Leon, who was nominated by President George W. Bush and appointed to the bench in 2002, stayed his decision to allow the Justice Department time to appeal. But in a strongly worded opinion, he rejected the government’s arguments that the program is legal.
The “almost-Orwellian technology” that allows the government to collect, store and analyze phone metadata is “unlike anything that could have been conceived in 1979” and is “at best, the stuff of science fiction,” Leon wrote.
In 1979, the Supreme Court ruled that Americans have no reasonable expectation of privacy in records of their calls that are held by phone companies, and the court said that a warrant to collect them is not required.
In a separate case, less than two weeks after Leon's ruling, a federal judge in New York found just the opposite. U.S. District Judge William H. Pauley III ruled that the domestic collection program was legal and rejected a challenge brought by the American Civil Liberties Union, which filed an appeal Thursday.
If the constitutionality of the NSA program divides the federal appeals courts, it is likely the Supreme Court will decide the issue.

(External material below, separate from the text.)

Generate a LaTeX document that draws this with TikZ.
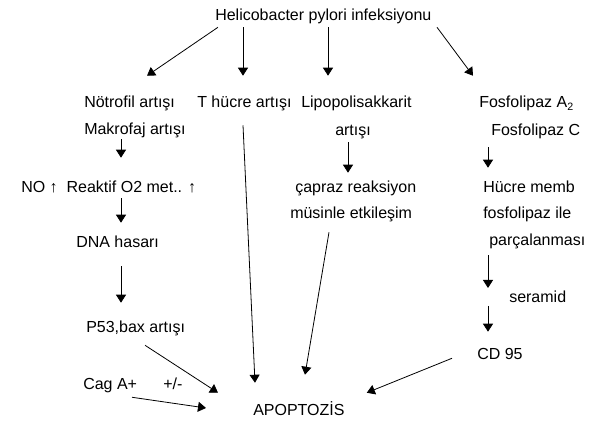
\documentclass[tikz,border=0pt]{standalone}
\usepackage{fontspec}
\setmainfont{Liberation Sans}
\usetikzlibrary{arrows.meta, positioning, calc}

\tikzset{
	lbl/.style={anchor=west, inner sep=0pt, text height=9pt, text depth=0pt, font=\fontsize{12}{14}\selectfont},
	arr/.style={-{Triangle[length=6pt, width=7.5pt]}, line width=.6pt},
	bare/.style={line width=.6pt}
}

\begin{document}
\begin{tikzpicture}[x=.75pt, y=-.75pt]
			
			\useasboundingbox (0,0) rectangle (606,423);
			
			% Top
			\node[lbl] (hp) at (215,15) {Helicobacter pylori infeksiyonu};
			
			% Row 1 and 2
			\node[lbl] (notrofil) at (84,102) {Nötrofil artışı};
			\node[lbl] (thucre) at (197,102) {T hücre artışı};
			\node[lbl] (lps) at (301,102) {Lipopolisakkarit};
			\node[lbl] (fosa) at (479,102) {Fosfolipaz A\textsubscript{2}};
			\node[lbl] (makrofaj) at (84,129) {Makrofaj artışı};
			\node[lbl] (lpsart) at (335,130) {artışı};
			\node[lbl] (fosc) at (491,130) {Fosfolipaz C};
			
			% Left column
			\node[lbl] (reaktif) at (21,187) {NO ↑ \ Reaktif O2 met.. ↑};
			\node[lbl] (dna) at (76,242) {DNA hasarı};
			\node[lbl] (p53) at (86,327) {P53,bax artışı};
			\node[lbl] (cag) at (83,383) {Cag A+};
			\node[lbl] (pm) at (163,383) {+/-};
			
			% Middle column
			\node[lbl] (capraz) at (295,187) {çapraz reaksiyon};
			\node[lbl] (musin) at (290,213) {müsinle etkileşim};
			
			% Right column
			\node[lbl] (hucre) at (483,187) {Hücre memb};
			\node[lbl] (fosile) at (483,213) {fosfolipaz ile};
			\node[lbl] (parca) at (489,240) {parçalanması};
			\node[lbl] (seramid) at (509,297) {seramid};
			\node[lbl] (cd) at (477,354) {CD 95};
			\coordinate (sertop) at ([shift={(-21,-9)}]seramid.west);
			\coordinate (serbot) at ([shift={(-21,9)}]seramid.west);
			
			% Bottom
			\node[lbl] (apop) at (253,410) {APOPTOZİS};
			
			% Arrows from the top
			\draw[arr] ([shift={(3,6)}]hp.south west) -- ([shift={(63,-20)}]notrofil.north west);
			\draw[arr] ([shift={(28,6)}]hp.south west) -- ([shift={(46,-20)}]thucre.north west);
			\draw[arr] ([shift={(113,6)}]hp.south west) -- ([shift={(27,-20)}]lps.north west);
			\draw[arr] ([shift={(222,6)}]hp.south west) -- ([shift={(-6,-20)}]fosa.north west);
			
			% Left chain
			\draw[arr] ([shift={(37,4)}]makrofaj.south west) -- ([shift={(100,-23)}]reaktif.north west);
			\draw[arr] ([shift={(100,5)}]reaktif.south west) -- ([shift={(45,-13)}]dna.north west);
			\draw[arr] ([shift={(45,18)}]dna.south west) -- ([shift={(35,-18)}]p53.north west);
			
			% Middle chain
			\draw[arr] ([shift={(13,6)}]lpsart.south west) -- ([shift={(53,-8)}]capraz.north west);
			
			% Right chain
			\draw[arr] ([shift={(-3,11)}]fosc.south west) -- ([shift={(5,-13)}]hucre.north west);
			\draw[arr] ([shift={(-1,9)}]parca.south west) -- (sertop);
			\draw[arr] (serbot) -- ([shift={(11,-16)}]cd.north west);
			
			% Into apoptosis
			\draw[arr] ([shift={(46,17)}]thucre.south west) -- ([shift={(2,-21)}]apop.north west);
			\draw[arr] ([shift={(39,13)}]musin.south west) -- ([shift={(52,-29)}]apop.north west);
			\draw[arr] ([shift={(59,12)}]p53.south west) -- ([shift={(-35,-11)}]apop.north west);
			\draw[arr] ([shift={(49,8)}]cag.south west) -- ([shift={(-47,-2)}]apop.west);
			\draw[arr] ([shift={(-25,-2)}]cd.south west) -- ([shift={(22,-11)}]apop.north east);
			
		\end{tikzpicture}
\end{document}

Along with its appeal, the Obama administration on Friday revealed that the secret Foreign Intelligence Surveillance Court renewed an order allowing the NSA’s domestic phone record collection.
In a statement, the Office of the Director of National Intelligence (ODNI) said that Leon’s ruling was the “lone contrary decision” and cited several rulings that sided with the administration, including the Dec. 27 ruling by Pauley.
“It is the administration’s view, consistent with the recent holdings of the United States District Courts for the Southern District of New York and Southern District of California, as well as the findings of 15 judges of the Foreign Intelligence Surveillance Court on 36 separate occasions over the past seven years, that the telephony metadata collection program is lawful,” the ODNI statement said.